Were this view divorced from the front office, you could pin this entirely on the coach. But the spine of the very group that drafted him is still in place, sans Colangelo, and they were content to decline Korkmaz's extremely cheap option for next season in order to scrape together more funds for next summer. With the Sixers unable to get to a full max anyway, what's more valuable, another couple million in space, or a rotation player who can shoot and handle for under three million dollars a year?
Korkmaz had a nice night as a starter on Wednesday, putting up 18 points and six assists in a solid effort. The sad thing is, it's hard to look at him playing well without mentioning the Sixers may have botched his situation already. And that makes it harder to believe they will nail the corresponding moves they need to make in order to best surround Embiid, Butler, and Simmons with talent.

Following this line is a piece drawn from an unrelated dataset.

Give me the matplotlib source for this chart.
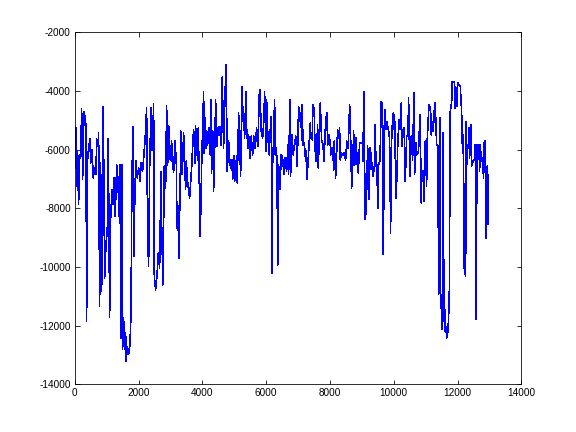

How do you balance the needs (and wants) of their two young talents?
Put it this way — Jimmy Butler is not the guy Joel Embiid would be asked to create floor spacing for. It helps any player to have spacing, but if you asked Butler to shoot from a phone booth he could find a pocket of space to shoot from without an elbow grazing the pound sign.
Embiid was dominating the game in the first half. With 23 points and 13 rebounds at halftime, it looked like a night where Embiid would drag them to a win in spite of their poor bench.
But he barely had that chance in the second half. Embiid took just three shots in the second half, and the team's overall strategy did not seem to make a whole lot of sense, during or after the game.
Ben Simmons made an interesting comment to reporters in the locker room, though as a disclaimer, I was not there because the Sixers had the genius idea of making him available at the exact same time Brett Brown was speaking in the presser area:
Some took this as a shot at Embiid, but I have no way to interpret it without being there to hear tone, the line of questioning, etc. What I think is more relevant here is comparing it against how the actual game played out, because it was Simmons who was stepping on toes with his positioning throughout the game.
These are just a couple examples, but watch as Simmons tries to post up under the rim with Embiid already trying to establish position himself near or in the paint:
You can even see Simmons show some frustration in the first clip, waving his hand as he walks away after the foul call. Interpret that how you wish.
Taking initiative and fighting to be involved in the offense is a good thing. And on plays where Embiid struggled to establish position, Simmons read them well and took advantage of the space Brooklyn left open in the paint.
But I thought it was curious that the Sixers tried to force feed Simmons in the post in the games final minutes, given how well Embiid played. They had back-to-back turnovers on Korkmaz passes to Simmons in the closing minutes, and those possessions effectively ended the game.
This dynamic is going to be a problem as long as Simmons is not an effective jumpshooter. If his only ability to tilt the game off-ball is to try to play as he did at LSU, the Sixers are in a tough spot. Go away from either Simmons or Embiid too much on offense, and they're liable to start drifting on defense.
Teams better than the Nets are going to exploit these ill-fitting parts. And so their inability to best a below-average team makes all the sense in the world. The bigger concern is that without a major trade, it's even more problematic against the teams at the top of the East.
I asked Brown after the game whether their Brooklyn struggles (specifically on defense) amplified the concerns they have against teams like Toronto and Boston, and his immediate response says it all.
"Yes, it does," said Brown. "Yes, it does."